When it comes to trading news events, the most important thing is to be aware of what is happening in the news. You can do this by following economic calendars and keeping up-to-date with the latest economic news. By doing this, you will know when key economic data is released and how this could affect the markets.
It is also important to plan how you will trade the news event. This means having an idea of what you want to achieve from the trade and how you will execute it. For example, will you be buying or selling the asset? What is your stop loss and take profit? Knowing this in advance will help you make better decisions when trading news events.
What is news trading, and how does it work?
A news trade is a type of trade that is based on the release of new economic or financial data. This type of trade typically involves buying or selling a security or other financial instrument in anticipation of the market’s reaction to the news. Traders who participate in news trading often use sophisticated analytical techniques to predict how the market will react to the news.
How can news affect stock markets?
News can cause stock prices to rise or fall if it is seen as good or bad news for the company in question. For example, if a company announces strong earnings or releases a new product that is well-received by the market, its stock price is likely to rise. Conversely, negative news such as a product recall or allegations of fraud can lead to a stock price decline.
Trading news events example
We have all been there. Have you bought a stock you thought was a winner, like the perfect first date? It looked good, felt good, sounded good, smelled right, and most of all, acted right. Even when it came to paying the bill, they paid.
The bill, of course, was the earnings report. The earnings were great, the chart looked good, and the fundamentals looked great; it had an order book of new contracts in a booming economy and an industry leader delivering a good service. Yet when the excellent earnings were reported, beating estimates no less, the stock plummeted by 50% in one day.
Did you know that unless you pay for the premium services offered by Bloomberg and Reuters, you receive the news with a 30-minute delay? The playing field is not quite level. That is why you pay the premium price.
On the release of the earnings, the company decided to issue more new stock to the market, the stock price had quadrupled in the previous four months to over $2, and the future was rosy, yet the delay in news hurt. When this charlatan of a company decided to issue extra stock to raise capital for one of its new megaprojects, it issued them at 50% of the value of the stock available on the market. This immediately involved carnage to the stock price. In fact, the price, although eventually recovering, has again slumped to under $1.
Some play the news with some success. The problem with playing the news is it is not hard and cold facts; it is feelings, interpretation, and an abstract appreciation for how the public interprets news events.

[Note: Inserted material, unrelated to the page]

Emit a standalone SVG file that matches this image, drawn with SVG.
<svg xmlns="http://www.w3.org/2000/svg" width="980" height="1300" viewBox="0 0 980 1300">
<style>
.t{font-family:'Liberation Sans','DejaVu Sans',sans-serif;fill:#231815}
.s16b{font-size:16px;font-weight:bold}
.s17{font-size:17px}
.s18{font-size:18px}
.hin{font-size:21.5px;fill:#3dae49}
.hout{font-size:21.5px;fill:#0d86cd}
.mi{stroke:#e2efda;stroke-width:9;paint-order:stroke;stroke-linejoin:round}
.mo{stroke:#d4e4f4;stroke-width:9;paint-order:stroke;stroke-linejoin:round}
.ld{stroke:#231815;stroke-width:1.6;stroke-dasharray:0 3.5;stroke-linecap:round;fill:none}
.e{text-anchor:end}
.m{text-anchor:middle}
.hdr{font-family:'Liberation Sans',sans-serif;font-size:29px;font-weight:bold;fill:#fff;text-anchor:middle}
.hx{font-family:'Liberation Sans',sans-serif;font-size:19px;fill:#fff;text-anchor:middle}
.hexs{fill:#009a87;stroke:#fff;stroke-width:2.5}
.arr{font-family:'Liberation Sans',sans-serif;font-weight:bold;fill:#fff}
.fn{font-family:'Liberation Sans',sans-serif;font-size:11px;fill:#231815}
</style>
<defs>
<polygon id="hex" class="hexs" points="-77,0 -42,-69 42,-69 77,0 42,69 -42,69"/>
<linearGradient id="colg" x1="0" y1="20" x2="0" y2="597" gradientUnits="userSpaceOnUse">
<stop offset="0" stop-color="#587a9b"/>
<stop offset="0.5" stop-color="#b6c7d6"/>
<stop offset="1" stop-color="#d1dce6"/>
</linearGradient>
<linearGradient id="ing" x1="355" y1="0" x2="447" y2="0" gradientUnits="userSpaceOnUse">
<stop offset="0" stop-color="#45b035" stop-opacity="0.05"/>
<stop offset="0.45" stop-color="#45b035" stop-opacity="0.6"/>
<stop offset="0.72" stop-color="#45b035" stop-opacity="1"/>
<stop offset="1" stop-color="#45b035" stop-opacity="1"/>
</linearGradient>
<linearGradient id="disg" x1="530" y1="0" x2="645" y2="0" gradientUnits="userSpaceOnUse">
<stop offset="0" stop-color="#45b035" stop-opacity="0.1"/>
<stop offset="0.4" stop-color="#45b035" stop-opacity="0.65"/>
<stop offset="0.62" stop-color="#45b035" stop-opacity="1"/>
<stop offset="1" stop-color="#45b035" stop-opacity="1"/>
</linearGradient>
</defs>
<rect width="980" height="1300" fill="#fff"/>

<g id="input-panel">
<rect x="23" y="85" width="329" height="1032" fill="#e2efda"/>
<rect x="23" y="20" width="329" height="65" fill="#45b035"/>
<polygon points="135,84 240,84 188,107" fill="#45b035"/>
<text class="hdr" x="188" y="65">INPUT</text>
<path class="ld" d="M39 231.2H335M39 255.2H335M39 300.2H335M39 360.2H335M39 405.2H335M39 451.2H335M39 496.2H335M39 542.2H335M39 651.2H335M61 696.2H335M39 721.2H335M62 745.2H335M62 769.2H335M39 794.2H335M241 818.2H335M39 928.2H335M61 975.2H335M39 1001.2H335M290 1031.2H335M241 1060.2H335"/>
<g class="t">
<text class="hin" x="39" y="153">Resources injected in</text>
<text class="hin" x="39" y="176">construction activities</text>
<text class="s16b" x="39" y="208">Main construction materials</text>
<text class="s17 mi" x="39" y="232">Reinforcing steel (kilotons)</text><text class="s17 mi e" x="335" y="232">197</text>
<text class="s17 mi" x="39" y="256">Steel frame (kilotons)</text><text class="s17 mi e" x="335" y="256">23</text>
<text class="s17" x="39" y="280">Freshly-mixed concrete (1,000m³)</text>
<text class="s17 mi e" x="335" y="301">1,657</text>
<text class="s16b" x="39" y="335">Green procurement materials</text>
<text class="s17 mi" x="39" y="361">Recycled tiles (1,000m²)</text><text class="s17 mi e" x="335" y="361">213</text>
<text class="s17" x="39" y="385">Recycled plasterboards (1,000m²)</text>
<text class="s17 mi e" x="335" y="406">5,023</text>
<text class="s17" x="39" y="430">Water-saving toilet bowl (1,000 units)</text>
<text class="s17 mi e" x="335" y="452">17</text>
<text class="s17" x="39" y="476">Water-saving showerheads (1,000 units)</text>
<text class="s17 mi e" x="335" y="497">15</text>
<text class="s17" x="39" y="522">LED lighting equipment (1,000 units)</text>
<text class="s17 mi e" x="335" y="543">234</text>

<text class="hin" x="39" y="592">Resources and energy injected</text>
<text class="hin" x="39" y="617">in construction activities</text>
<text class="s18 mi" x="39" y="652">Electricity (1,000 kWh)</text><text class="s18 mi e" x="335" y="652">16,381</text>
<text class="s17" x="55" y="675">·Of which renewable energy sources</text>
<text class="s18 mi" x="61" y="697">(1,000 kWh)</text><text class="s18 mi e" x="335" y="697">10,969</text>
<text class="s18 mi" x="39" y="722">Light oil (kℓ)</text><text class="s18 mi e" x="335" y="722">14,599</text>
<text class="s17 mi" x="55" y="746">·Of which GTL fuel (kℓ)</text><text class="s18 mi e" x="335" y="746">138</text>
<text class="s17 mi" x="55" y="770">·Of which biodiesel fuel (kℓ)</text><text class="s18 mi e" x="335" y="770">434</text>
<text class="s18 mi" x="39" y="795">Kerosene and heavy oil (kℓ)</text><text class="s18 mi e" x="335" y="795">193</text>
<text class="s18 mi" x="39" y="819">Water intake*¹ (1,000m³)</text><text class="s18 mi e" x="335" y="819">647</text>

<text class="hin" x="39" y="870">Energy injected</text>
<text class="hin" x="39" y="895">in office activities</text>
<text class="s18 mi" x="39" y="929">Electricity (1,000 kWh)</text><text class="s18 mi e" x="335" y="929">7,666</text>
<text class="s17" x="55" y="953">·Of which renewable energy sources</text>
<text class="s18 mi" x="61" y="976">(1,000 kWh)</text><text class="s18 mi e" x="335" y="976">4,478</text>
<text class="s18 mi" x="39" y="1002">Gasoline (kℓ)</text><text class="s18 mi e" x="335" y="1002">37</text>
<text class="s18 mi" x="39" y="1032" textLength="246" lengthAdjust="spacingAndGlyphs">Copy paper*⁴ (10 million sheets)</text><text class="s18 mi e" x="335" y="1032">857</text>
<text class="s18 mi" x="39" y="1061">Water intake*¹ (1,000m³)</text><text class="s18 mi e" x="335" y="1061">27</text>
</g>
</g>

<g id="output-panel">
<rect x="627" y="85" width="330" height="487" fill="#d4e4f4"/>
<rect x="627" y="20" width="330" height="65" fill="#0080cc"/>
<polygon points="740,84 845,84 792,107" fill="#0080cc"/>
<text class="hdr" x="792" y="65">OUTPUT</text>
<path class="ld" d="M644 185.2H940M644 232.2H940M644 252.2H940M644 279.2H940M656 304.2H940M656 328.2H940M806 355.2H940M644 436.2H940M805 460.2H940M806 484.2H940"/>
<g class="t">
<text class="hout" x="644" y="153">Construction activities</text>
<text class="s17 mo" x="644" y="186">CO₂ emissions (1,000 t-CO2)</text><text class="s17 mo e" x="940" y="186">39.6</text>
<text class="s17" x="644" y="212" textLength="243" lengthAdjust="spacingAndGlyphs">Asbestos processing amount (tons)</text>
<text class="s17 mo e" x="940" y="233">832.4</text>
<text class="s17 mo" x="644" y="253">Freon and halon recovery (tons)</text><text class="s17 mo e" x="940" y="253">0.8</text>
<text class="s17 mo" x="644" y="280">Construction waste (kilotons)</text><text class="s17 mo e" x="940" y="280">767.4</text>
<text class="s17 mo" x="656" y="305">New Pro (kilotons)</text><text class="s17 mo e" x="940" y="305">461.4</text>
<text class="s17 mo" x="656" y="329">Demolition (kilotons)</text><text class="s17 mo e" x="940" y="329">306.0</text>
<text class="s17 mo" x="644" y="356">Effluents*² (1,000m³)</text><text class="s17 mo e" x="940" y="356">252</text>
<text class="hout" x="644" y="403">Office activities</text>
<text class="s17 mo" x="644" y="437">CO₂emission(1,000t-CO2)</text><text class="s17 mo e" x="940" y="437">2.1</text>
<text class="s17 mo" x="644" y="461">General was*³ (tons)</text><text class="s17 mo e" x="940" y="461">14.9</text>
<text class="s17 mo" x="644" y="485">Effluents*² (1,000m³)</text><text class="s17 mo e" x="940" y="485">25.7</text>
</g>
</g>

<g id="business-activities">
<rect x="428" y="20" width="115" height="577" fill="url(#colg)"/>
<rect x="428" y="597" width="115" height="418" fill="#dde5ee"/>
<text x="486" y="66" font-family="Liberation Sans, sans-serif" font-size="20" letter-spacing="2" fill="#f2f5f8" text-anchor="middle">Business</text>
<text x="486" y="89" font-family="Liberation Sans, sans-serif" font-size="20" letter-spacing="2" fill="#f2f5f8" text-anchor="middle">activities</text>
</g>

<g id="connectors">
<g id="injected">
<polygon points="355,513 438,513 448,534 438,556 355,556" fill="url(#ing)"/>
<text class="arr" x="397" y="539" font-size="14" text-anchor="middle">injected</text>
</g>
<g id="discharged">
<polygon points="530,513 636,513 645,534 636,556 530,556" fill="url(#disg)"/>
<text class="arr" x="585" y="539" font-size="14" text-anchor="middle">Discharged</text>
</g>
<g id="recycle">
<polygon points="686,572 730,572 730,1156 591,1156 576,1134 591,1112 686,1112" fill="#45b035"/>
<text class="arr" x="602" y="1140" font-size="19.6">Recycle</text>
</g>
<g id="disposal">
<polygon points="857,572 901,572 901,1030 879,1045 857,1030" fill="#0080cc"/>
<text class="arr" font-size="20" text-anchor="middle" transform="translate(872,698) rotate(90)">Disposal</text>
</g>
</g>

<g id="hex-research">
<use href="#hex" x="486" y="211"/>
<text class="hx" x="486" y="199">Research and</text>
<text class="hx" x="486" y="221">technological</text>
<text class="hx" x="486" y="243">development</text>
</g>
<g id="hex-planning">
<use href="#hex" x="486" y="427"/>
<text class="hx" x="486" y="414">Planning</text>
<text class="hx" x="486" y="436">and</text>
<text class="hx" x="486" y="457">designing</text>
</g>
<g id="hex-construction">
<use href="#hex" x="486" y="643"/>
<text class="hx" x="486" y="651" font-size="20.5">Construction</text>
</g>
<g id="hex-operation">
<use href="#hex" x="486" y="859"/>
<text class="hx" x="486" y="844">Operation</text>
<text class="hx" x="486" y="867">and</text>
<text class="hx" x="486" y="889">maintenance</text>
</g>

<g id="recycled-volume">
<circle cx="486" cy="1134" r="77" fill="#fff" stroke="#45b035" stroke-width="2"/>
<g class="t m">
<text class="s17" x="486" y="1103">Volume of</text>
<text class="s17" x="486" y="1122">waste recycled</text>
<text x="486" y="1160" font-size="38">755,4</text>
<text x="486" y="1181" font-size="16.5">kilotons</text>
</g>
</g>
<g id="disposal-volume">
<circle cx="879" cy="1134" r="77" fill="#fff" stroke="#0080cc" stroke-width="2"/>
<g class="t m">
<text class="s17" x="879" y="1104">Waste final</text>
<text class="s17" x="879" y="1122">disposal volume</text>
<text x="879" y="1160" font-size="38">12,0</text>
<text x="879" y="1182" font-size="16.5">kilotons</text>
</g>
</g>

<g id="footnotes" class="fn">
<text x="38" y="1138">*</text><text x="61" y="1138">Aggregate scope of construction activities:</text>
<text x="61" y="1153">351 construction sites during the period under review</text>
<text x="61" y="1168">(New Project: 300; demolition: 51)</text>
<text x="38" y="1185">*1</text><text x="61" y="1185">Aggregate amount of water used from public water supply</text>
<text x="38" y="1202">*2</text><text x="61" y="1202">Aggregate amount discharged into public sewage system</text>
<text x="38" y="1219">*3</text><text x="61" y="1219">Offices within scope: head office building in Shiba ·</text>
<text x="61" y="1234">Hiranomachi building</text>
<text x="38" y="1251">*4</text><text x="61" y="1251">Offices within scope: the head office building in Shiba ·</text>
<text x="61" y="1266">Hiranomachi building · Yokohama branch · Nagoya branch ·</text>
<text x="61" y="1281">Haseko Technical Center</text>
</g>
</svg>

How often does it happen that when a good earnings report is announced, the stock falls? Too often! Why? There is a saying on Wall Street that you “buy the rumor sell the news.” That’s great if you mingle in the rumor circles that might pay insiders, employees, and good buddies with the CEO. However, mere mortals might not have these advantages. There are also too many rumors that have backfired, tips from a friend in the industry, the nod from the supplier to a new startup company with a bright future, apart from being illegal, insider trading of this nature, especially when the second-hand is completely unreliable.
But to some extent, we all play the news. One way or another, it gets us. Turn on any news channel, and the reporters constantly overstate the meaning of things. We should not believe everything we read. One of my favorite headlines was from USA Today.
“Gas price decline may spur inflation.”
Honestly, can you believe that!
Of course, economists can rationalize anything, but you should not believe everything you read. It can be useful if we take the news with a pinch of salt and make our minds up about its real meaning. But too much news can drag you in with the sheep on the road to the slaughterhouse.
Trading the news can be very difficult; this is why there is such a strong emphasis on fundamentals and technical analysis.
News is completely open to interpretation; this is why I detest news corporations that force their opinions on viewers or readership. Viewing news with a contrarian attitude or making your own decisions on what that news means is critical. When everyone was yelling from the rooftops that the American auto industry was dead, you should have been watching Ford for a rebound.
What is the difference between news trading and regular day trading?
The main difference between news trading and regular day trading is that news trading involves making trades based on events that have just occurred, while regular day trading is more about making trades based on the overall market trend. News trading can be riskier and more profitable since there is often more volatility in the markets immediately following major news events.
This training course section gave you an overview of the stock markets, their size, and their growth. We also covered the boom and bust and cycles. We even looked at how to build a successful trading plan and trade the news.